People get religious about their grills – most grills tend to develop a “devout” (read: cult-like) following. Growing up, it was Weber or bust. We had a charcoal grill that always seemed more magic and complicated than I ever took the time to understand.
So, what’s the best grills for RVing? The requirements seem sometimes contradictory – you’ll want a quality grill, but not too big, not too small, and, of course- something that magically stays clean (ok, maybe that’s just MY wish).
My first grill – table top charcoal grill
My first grill for the camper was bought from Walmart and it was a simple $30 charcoal grill. I used this for a good 4 years as our primary camping grill. It was compact. We could just squeeze enough food on it for the 6 of us (my family of 4 and my in-laws). It’s charcoal and charcoal-cooked food tastes so much better than propane-cooked food. It fit into a black garbage bag to contain the mess. Unfortunately, it didn’t fold down any so it took up a fair amount of space to store. And it wasn’t adjustable to manage the temperature of the food. I also learned the hard way that this grill heats up the surface below it and blistered a small table of mine.
If I had to do it again and was option for a charcoal-only grill, I would go with the Weber Joe. It’s more akin to what I grew up with- a charcoal grill that’s adjustable. It would still suffer from the same issue with not folding down and likely heat up underneath of it. Because of that, I’d still be cooking on the ground and hunkered over it.
The grill I wanted
When I decided to upgrade grills, I started look at my options. The grill that I fell in love with was the Volcano Grill. I loved the concept of the 3 fuels- propane for convenience, charcoal for flavor, and wood when you want to go all out. It came with a carrying bag to keep it neat and tidy. Though, it still didn’t fold down to a small size.
But, my real issue with the Volcano Grill was the grill size. My family eats a lot- cooking for my kids is like cooking for 2 adults. Add-in that we have my in-laws along on a regular basis, and I just couldn’t imagine the grill was big enough. So much so, I cut a mock grill and mock food to prove it. Sadly, this wasn’t the grill for us.
I asked around…
I asked around on forums and Facebook groups as to what people were using. The responses were quite varied:
- Son of Hibachi grill. This one is intriguing in that it’s a fold-up grill, so storage would be most excellent. The reviews are fairly mixed on Amazon, though.
- Traeger grills. This is a pretty serious grill for the grillmasters out there. I actually camped a few spots down from someone who had one and I won’t lie- I thought about crashing their dinners on a regular basis!

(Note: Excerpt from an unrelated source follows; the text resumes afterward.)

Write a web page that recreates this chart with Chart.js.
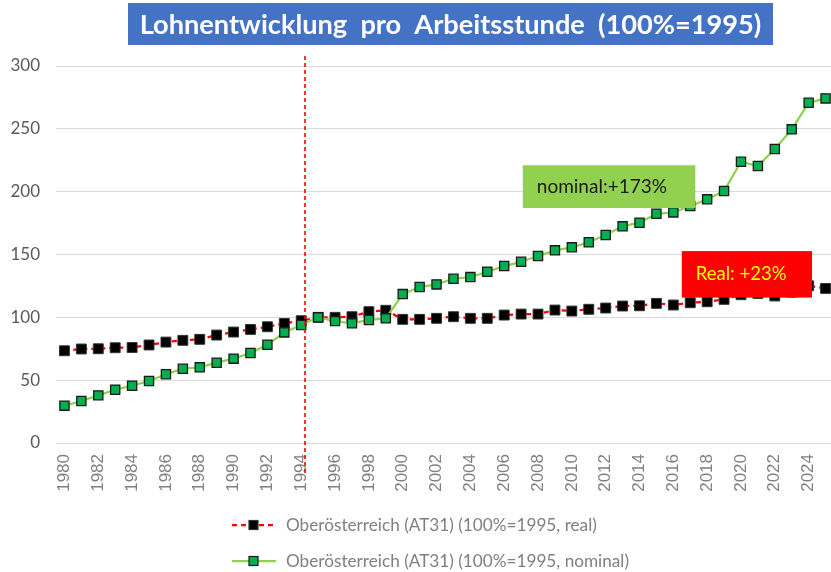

- Coleman Roadtrip. The Coleman name has been synonymous with camping for .. well, forever. I have friends who use their Coleman Roadtrip on every trip.
- O Grill. I gave the O Grill serious consideration. At the time, they suffered from the same fate as the Volcano- and the grill size was fairly scant. It looks like they do what Weber does and offers different sizes.
- Big Green Egg. It’s no joke that Big Green Egg owners are fanatical. They have rallies/gatherings and all where they get together to cook and show off. They tell you that they’re wonderful and you’re terrible. Ok, maybe I made that last one up- but seriously, fanatical. Learn more about Big Green Egg sizes and offerings on their site.
- Weber Q. Arguably, the biggest name in the small grills business is Weber. I’d bet the Weber Q series out numbers the others by a landslide.
My choice, the Weber Q
When it came down to picking a grill, I ultimately opted for the Weber Q. Weber is in my roots- they’re the grills that my dad still uses to this day. But, they also get overwhelmingly good reviews.
The table under the grill stays cool. I’ve used this on plastic tables with no ill effects and often cook off the end of the picnic table. However, I really want to get it moved onto a stand so that I can free up my table.
Whatever grill you pick- cook something tasty!